▶ [Given material]:
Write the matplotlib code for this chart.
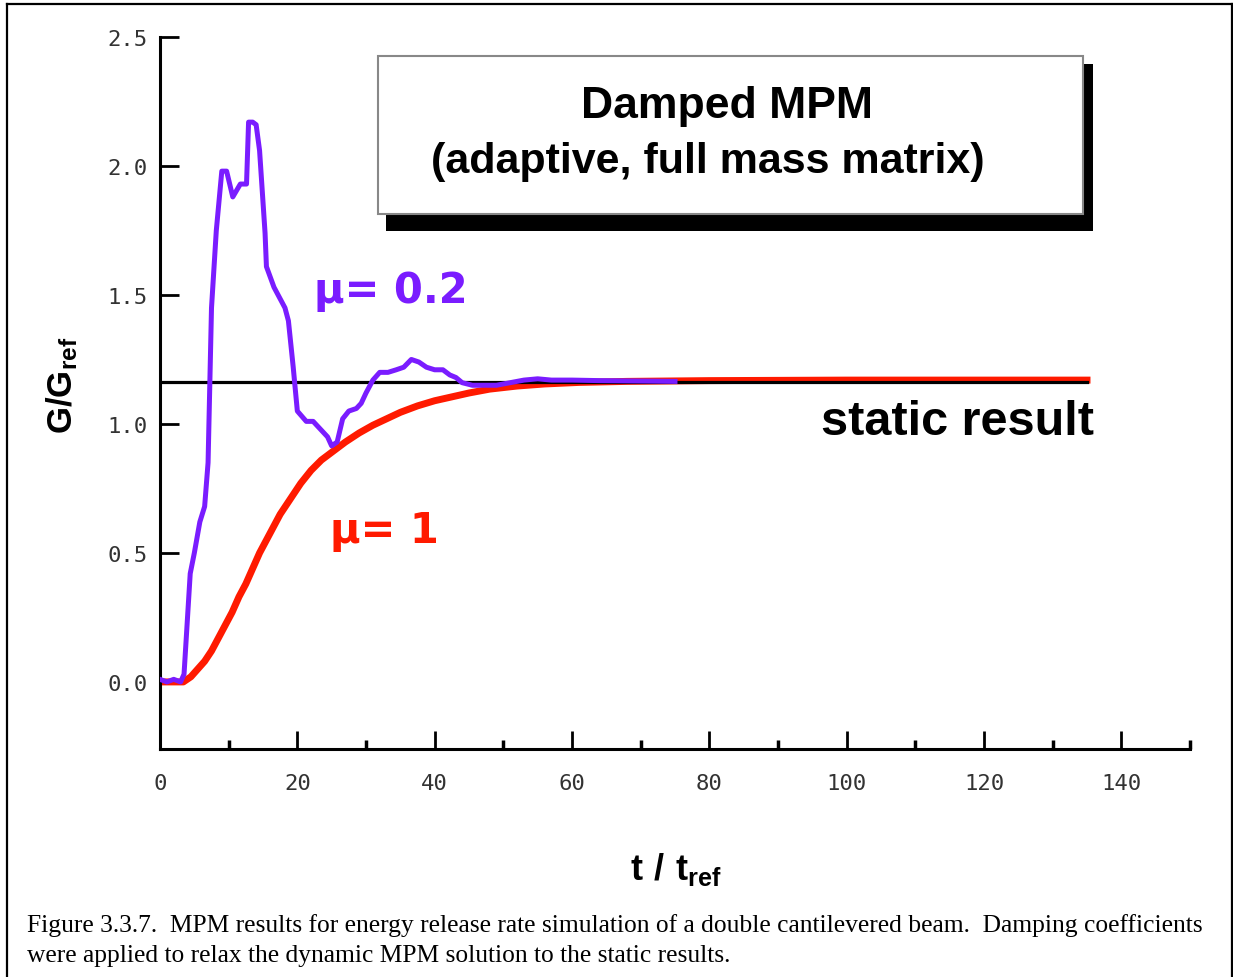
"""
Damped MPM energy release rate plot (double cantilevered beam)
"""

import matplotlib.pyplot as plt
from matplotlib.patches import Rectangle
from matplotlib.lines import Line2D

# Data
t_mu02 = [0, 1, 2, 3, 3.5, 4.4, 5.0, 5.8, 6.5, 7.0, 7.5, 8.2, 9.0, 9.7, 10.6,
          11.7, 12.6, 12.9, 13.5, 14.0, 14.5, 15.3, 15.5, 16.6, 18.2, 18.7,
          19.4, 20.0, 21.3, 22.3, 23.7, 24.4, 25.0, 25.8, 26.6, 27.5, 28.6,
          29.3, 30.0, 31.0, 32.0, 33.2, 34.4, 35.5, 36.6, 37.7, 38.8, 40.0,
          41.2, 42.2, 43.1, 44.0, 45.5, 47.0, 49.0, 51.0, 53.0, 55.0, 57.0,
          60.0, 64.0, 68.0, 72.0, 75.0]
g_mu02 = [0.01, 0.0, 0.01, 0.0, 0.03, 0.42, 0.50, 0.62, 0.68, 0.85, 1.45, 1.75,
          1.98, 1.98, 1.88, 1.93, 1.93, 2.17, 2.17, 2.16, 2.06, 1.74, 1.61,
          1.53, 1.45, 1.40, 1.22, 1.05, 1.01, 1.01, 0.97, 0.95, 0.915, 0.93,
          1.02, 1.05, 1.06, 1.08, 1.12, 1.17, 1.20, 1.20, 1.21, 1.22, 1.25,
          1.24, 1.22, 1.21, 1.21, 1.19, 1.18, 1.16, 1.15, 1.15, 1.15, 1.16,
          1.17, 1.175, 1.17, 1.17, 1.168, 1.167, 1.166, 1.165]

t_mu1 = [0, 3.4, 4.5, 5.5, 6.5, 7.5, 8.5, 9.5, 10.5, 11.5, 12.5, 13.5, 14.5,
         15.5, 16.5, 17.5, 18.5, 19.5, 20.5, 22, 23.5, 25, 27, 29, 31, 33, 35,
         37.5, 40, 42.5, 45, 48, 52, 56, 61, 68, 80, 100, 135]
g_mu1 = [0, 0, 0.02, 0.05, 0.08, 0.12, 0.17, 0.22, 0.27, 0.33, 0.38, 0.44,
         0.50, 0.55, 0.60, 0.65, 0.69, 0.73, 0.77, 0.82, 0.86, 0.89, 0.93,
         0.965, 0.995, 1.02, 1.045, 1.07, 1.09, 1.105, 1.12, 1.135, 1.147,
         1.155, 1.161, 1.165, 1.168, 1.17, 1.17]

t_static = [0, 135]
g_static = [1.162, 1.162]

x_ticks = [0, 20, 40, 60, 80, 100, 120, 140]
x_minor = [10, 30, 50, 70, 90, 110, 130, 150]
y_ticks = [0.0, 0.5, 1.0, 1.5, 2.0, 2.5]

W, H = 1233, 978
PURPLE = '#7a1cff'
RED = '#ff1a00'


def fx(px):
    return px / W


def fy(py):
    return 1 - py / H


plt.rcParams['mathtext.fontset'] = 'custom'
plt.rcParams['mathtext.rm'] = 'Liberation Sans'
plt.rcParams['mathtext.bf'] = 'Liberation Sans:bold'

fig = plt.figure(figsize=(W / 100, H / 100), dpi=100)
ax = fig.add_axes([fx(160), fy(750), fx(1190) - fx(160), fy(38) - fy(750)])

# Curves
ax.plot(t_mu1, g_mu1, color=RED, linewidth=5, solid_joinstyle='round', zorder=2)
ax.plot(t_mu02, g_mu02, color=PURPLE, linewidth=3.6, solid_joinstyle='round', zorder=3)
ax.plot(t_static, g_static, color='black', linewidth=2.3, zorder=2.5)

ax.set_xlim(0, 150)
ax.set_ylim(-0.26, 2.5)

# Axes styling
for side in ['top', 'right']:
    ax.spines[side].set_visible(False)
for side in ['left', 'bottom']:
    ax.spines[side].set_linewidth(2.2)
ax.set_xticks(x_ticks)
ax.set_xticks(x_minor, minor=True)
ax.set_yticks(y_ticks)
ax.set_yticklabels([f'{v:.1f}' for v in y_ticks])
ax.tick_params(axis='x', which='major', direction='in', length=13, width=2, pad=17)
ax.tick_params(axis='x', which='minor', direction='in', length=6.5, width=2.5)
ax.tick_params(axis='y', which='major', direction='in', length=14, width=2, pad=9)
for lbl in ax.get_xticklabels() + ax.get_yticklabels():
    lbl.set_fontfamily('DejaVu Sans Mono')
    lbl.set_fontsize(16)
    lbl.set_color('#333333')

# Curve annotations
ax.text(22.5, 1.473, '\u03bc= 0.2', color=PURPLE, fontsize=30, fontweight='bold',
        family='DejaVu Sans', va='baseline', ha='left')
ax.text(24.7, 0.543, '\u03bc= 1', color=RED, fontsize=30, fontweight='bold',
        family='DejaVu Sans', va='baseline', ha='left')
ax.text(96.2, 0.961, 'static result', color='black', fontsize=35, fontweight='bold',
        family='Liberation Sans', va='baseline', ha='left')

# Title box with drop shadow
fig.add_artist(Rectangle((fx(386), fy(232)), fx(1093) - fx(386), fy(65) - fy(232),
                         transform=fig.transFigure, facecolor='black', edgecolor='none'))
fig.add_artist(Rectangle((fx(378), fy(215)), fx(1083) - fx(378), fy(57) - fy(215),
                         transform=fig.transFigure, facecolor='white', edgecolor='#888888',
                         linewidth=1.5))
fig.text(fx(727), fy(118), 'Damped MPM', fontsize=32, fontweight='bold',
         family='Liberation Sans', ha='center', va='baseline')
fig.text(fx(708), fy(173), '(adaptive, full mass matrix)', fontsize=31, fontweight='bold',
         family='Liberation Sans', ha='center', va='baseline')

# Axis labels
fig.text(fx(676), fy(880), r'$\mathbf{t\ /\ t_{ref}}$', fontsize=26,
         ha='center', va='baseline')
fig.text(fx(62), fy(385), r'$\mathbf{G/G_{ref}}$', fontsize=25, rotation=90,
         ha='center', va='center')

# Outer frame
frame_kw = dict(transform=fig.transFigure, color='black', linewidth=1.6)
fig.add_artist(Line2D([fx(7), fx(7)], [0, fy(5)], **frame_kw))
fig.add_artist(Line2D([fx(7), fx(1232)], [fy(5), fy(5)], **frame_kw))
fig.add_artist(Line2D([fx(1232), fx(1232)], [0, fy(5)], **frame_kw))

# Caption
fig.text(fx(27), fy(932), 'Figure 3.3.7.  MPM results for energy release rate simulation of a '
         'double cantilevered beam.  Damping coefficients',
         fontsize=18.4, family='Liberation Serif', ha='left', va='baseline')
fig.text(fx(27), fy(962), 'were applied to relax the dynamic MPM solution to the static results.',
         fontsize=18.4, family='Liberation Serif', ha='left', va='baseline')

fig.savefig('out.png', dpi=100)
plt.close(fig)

▶ [Problem details]: Find every line in the listing that holds the string "matplotlib", then say how many there are as a bare number.

▶ [Solution]: 4